Album Reviews: Little Dragon, Slaughterhouse and The Roots


Little Dragon, Nabuma Rubberband (Republic)

Swedish electronic band Little Dragon has been the darling of the music industry with its talented lead vocalist Yukimi Nagano. The group’s fourth album may be their most refined and accessible. Nabuma Rubberband is like the weird girl who takes her glasses off and lets her hair down to project her unique sexiness. It’s a brilliant experimental ride through the somber and exhilarating. Nagano weaves through the sensually charged “Cat Rider” with confidence and then bends through emotional distress on the down-tempo “Mirror” to exceptional results. Sonically, the album blends together electronica with a smattering of soul. It’s just quirky enough to not be pegged as R&B but not too outside the box to be universally accepted. “Klapp Klapp” is the perfect example of this with its groovy bass line and synths wrapped around scattering drums and Nagano’s beautiful vocals.
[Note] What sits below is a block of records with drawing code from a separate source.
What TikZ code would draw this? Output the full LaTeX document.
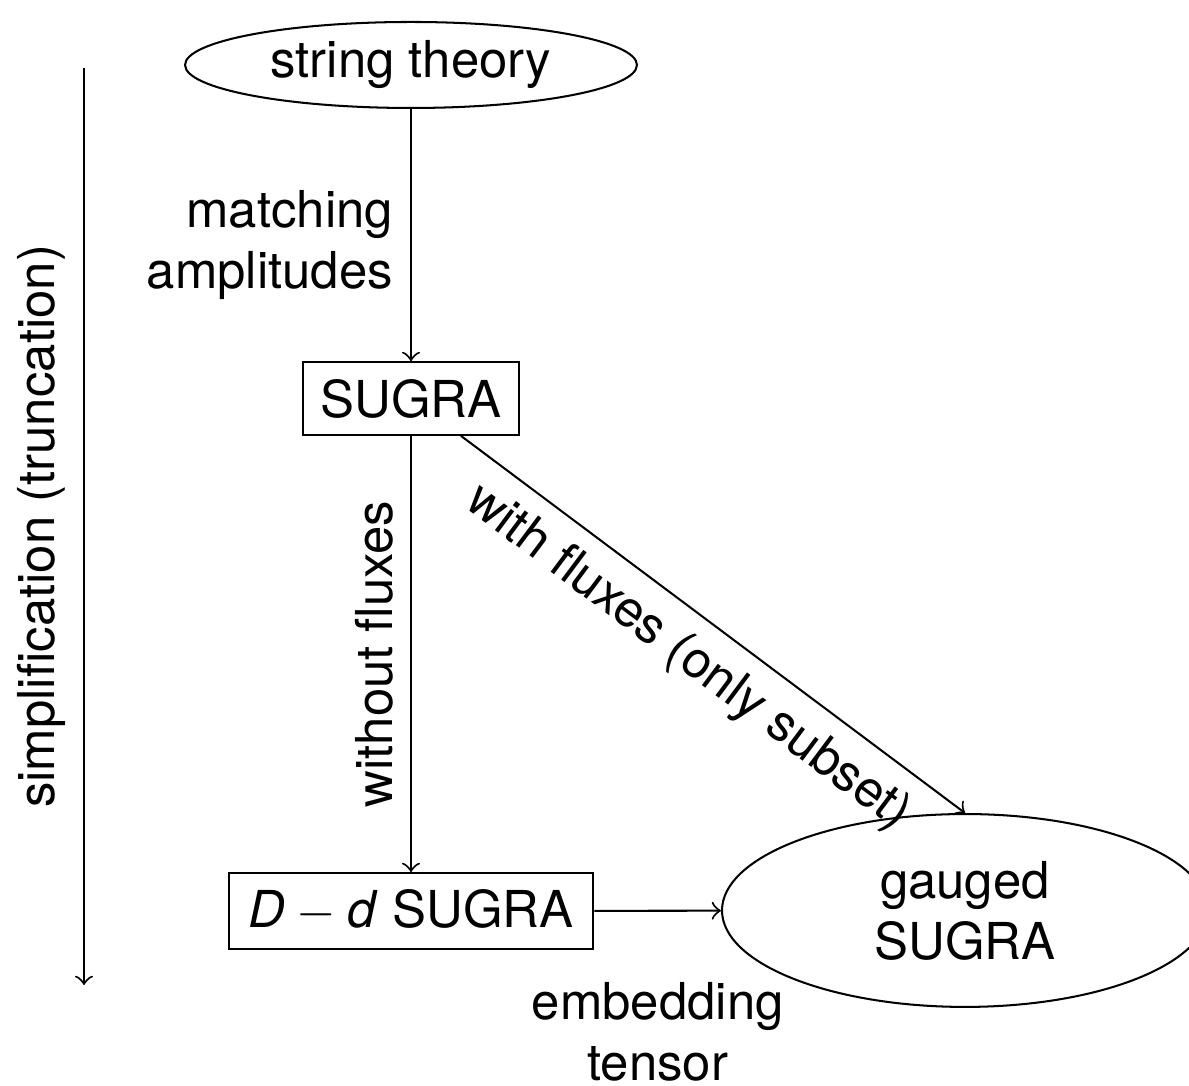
\documentclass[tikz,border=0pt]{standalone}
\usepackage{fontspec}
\setmainfont{TeX Gyre Heros}
\usetikzlibrary{shapes.geometric}
\begin{document}
\begin{tikzpicture}[x=0.1965pt,y=-0.1965pt,
  ell/.style={draw,ellipse,inner sep=0pt},
  boxnode/.style={draw,rectangle,inner sep=0pt},
  conn/.style={->}]
\useasboundingbox (0,0) rectangle (1189,1086);
\node[ell,minimum width=88.8pt,minimum height=16.9pt] (st) at (411,65) {string theory};
\node[boxnode,minimum width=42.6pt,minimum height=14.3pt] (sugra) at (411,398.5) {SUGRA};
\node[boxnode,minimum width=71.7pt,minimum height=14.9pt] (dd) at (411,911) {\textit{D}${}-{}$\textit{d} SUGRA};
\node[ell,minimum width=95.5pt,minimum height=37.9pt,align=center] (gs) at (965,910.5) {gauged\\SUGRA};
\coordinate (ta) at (84,68);
\coordinate (tb) at (84,985);
\draw[conn] (ta) -- node[midway,anchor=south,rotate=90] {simplification (truncation)} (tb);
\draw[conn] (st) -- node[midway,left,align=right,yshift=-2pt] {matching\\amplitudes} (sugra);
\draw[conn] (sugra) -- node[midway,anchor=south,rotate=90] {without fluxes} (dd);
\draw[conn] (sugra) -- node[midway,below,sloped] {with fluxes (only subset)} (gs.north);
\draw[conn] (dd) -- node[midway,below=10.6pt,align=center] {embedding\\tensor} (gs);
\end{tikzpicture}
\end{document}
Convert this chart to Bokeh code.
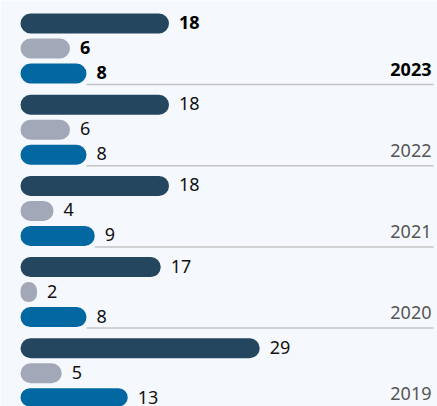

It’s not your normal single, but its differences are what could make it one of the best songs of the year. Little Dragon may not care whether we ever get on their bandwagon, but letting it go by without an attempt to ride would be criminal. ★★★★✩


Slaughterhouse, House Rules (Shady)

If there were ever a group that you’d want to run a lyrical relay in the rap Olympics, Slaughterhouse would be the obvious choice. The four-headed monster of Crooked I, Joe Budden, Royce da 5’9” and Joell Ortiz delivers punchy verbal gymnastics on the House Rules mixtape. But what makes this project stand out is the personal narratives each deliver. “Offshore” is a near 10-minute ride through each individual navigating the rough waters of the music business, and it’s a welcome break from the battle raps Slaughterhouse has been known to deliver. ★★★✩✩


The Roots, … And Then You Shoot Your Cousin (Def Jam)

The Roots may be the house band for Jimmy Fallon, but they still often fly under the radar because of their consistency when it comes to releasing albums. Their 11th studio album is just another feather in the cap as … And Then You Shoot Your Cousin shows their prowess in crafting a conceptual project. It’s a satirical look at stereotypes and American violence through the eyes of several characters. The bleak lyricism is surrounded by equally dreary production that works effectively in capturing the element. It may not be everyone’s cup of tea, but it certainly is worth the taste. ★★★✩✩

Disc Scan

Upcoming  albums on Andreas’ radar …

JULY 1: Connecticut battle rapper Apathy is back again with Connecticut Casual. If he impresses again we have to start questioning why Atlantic Records never allowed him to flourish on a major label.

JULY 22: Bone Thugs N Harmony’s Krayzie Bone is still making solo albums. Yeah, I’m surprised, too. It’ll be interesting to see if his latest still harnesses the Ohio group’s fast rapping elements.